Windows authentication cheat sheet provides key elements to assist threat hunters, SOC and forensic analysts during logs investigation tasks or threat detection conception.

It covers the following indicators:

Authentication type Outcome Event IDs
Login Success 4624
Login Failure 4625
Kerberos request Success 4768
Kerberos request Failure 4768, 4771
Explicit credentials Both 4648

Windows source information (ID 4624 & ID 4625)

These event IDs are generated on the host where an authentication action is performed. However, one of the most painful point when dealing with these events is the inconsistency of the data they provide.
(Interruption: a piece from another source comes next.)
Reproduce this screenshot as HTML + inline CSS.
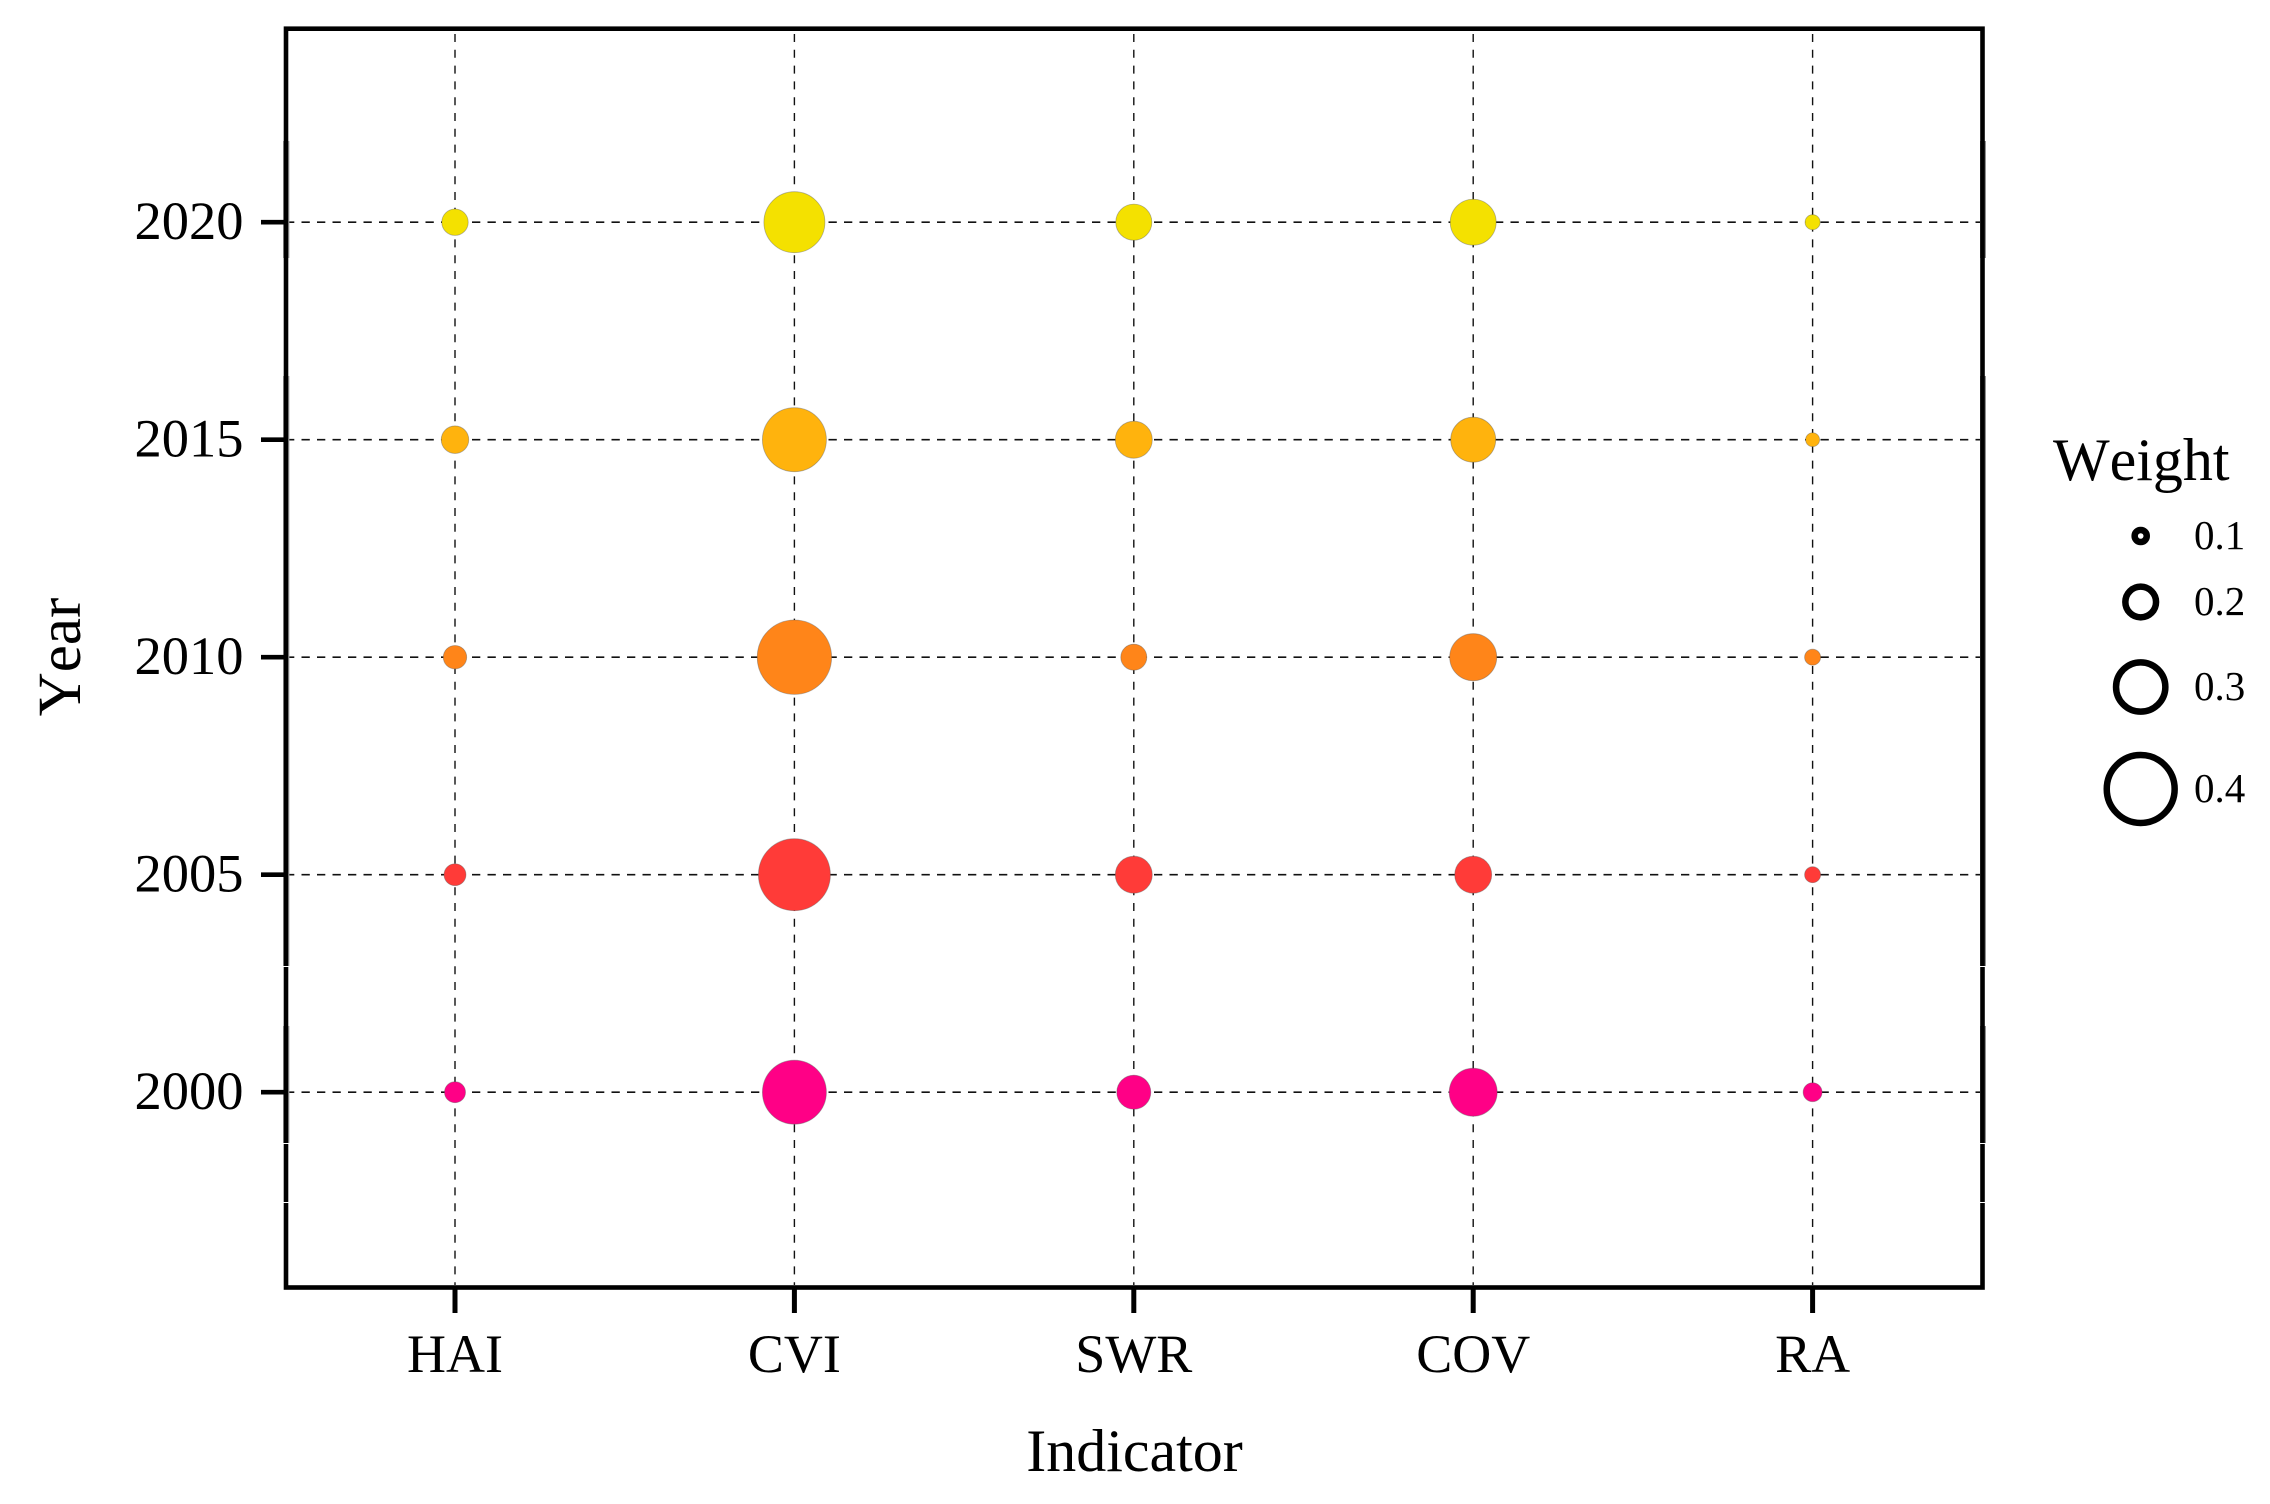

More precisely, two fields requires our attention:

  • Workstation: usually contains the Hostname of the source performing the authentication
  • IpAddress: usually contains the IP address of host performing the authentication

Based on my personal experience while working with business customers, I have encountered multiple situations where the content of these fields:

  • is not the one we expect or is announced by Microsoft documentation
  • drive to misleading information about the source host
  • contains invalid information
  • is empty
  • contains randomly generated data
  • requires data manipulation to correctly parse and normalize source information

For these reasons, I am providing at the following a schema which summarizes all these "unexpected behaviors" to limit or understand their impact during logs exploitation.

Windows brutforce (ID 4625 & ID 4776)

The following mindmap provides an overview of the different elements that may help to design, identify or assess a potential brutforce.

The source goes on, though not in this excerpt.